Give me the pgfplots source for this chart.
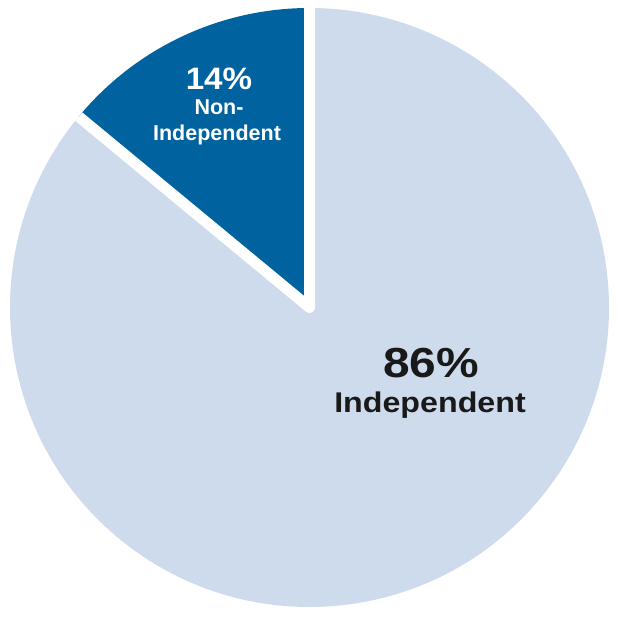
\documentclass[border=0pt]{standalone}
\usepackage{pgfplots}
\pgfplotsset{compat=1.18}
\usepackage{pgfplotstable}
\usepackage{fontspec}
\setmainfont{Liberation Sans}

\definecolor{indep}{RGB}{206,219,236}
\definecolor{nonindep}{RGB}{0,99,160}

% share of board members, percent
\pgfplotstableread{
label value
Independent 86
Non-Independent 14
}\piedata

\begin{document}
\begin{tikzpicture}
\pgfplotstablegetelem{1}{value}\of\piedata
\pgfmathsetmacro{\aB}{90+3.6*\pgfplotsretval}
\pgfmathsetmacro{\R}{299.5}
\begin{axis}[
    x=1pt, y=1pt,
    xmin=-309.5, xmax=309.5,
    ymin=-311.5, ymax=307.5,
    hide axis,
    xtick=\empty, ytick=\empty,
    clip=false,
]
% Independent slice
\fill[indep] (axis cs:0,0) -- (axis cs:{\R*cos(\aB)},{\R*sin(\aB)})
    arc[start angle=\aB, end angle=450, radius=\R pt] -- cycle;
% Non-independent slice
\fill[nonindep] (axis cs:0,0) -- (axis cs:0,\R)
    arc[start angle=90, end angle=\aB, radius=\R pt] -- cycle;
% white gaps between the slices
\draw[white, line width=11pt, line join=round]
    (axis cs:0,\R) -- (axis cs:0,0) -- (axis cs:{\R*cos(\aB)},{\R*sin(\aB)});

\node[anchor=base, xscale=1.14, text=black!90] at (axis cs:121.5,-70.5)
    {\bfseries\fontsize{42}{48}\selectfont 86\%};
\node[anchor=base, xscale=1.13, text=black!90] at (axis cs:120.5,-105.5)
    {\bfseries\fontsize{28.5}{32}\selectfont Independent};
\node[anchor=base, xscale=1.07, text=white] at (axis cs:-90.5,217.5)
    {\bfseries\fontsize{31}{36}\selectfont 14\%};
\node[anchor=base, text=white] at (axis cs:-90.5,192.5)
    {\bfseries\fontsize{21.5}{25}\selectfont Non-};
\node[anchor=base, text=white] at (axis cs:-92.5,166.5)
    {\bfseries\fontsize{21.5}{25}\selectfont Independent};

\coordinate (bl) at (axis cs:-309.5,-311.5);
\coordinate (tr) at (axis cs:309.5,307.5);
\end{axis}
\pgfresetboundingbox
\path (bl) rectangle (tr);
\end{tikzpicture}
\end{document}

- [TASK DETAILS] Restate exactly, please, only the lines between the start of the data and the line containing "(axis cs:0,\R) -- (axis", both ends included, skipping the pictures.

- [SOLUTION BELOW]
Give me the pgfplots source for this chart.
\documentclass[border=0pt]{standalone}
\usepackage{pgfplots}
\pgfplotsset{compat=1.18}
\usepackage{pgfplotstable}
\usepackage{fontspec}
\setmainfont{Liberation Sans}

\definecolor{indep}{RGB}{206,219,236}
\definecolor{nonindep}{RGB}{0,99,160}

% share of board members, percent
\pgfplotstableread{
label value
Independent 86
Non-Independent 14
}\piedata

\begin{document}
\begin{tikzpicture}
\pgfplotstablegetelem{1}{value}\of\piedata
\pgfmathsetmacro{\aB}{90+3.6*\pgfplotsretval}
\pgfmathsetmacro{\R}{299.5}
\begin{axis}[
    x=1pt, y=1pt,
    xmin=-309.5, xmax=309.5,
    ymin=-311.5, ymax=307.5,
    hide axis,
    xtick=\empty, ytick=\empty,
    clip=false,
]
% Independent slice
\fill[indep] (axis cs:0,0) -- (axis cs:{\R*cos(\aB)},{\R*sin(\aB)})
    arc[start angle=\aB, end angle=450, radius=\R pt] -- cycle;
% Non-independent slice
\fill[nonindep] (axis cs:0,0) -- (axis cs:0,\R)
    arc[start angle=90, end angle=\aB, radius=\R pt] -- cycle;
% white gaps between the slices
\draw[white, line width=11pt, line join=round]
    (axis cs:0,\R) -- (axis cs:0,0) -- (axis cs:{\R*cos(\aB)},{\R*sin(\aB)});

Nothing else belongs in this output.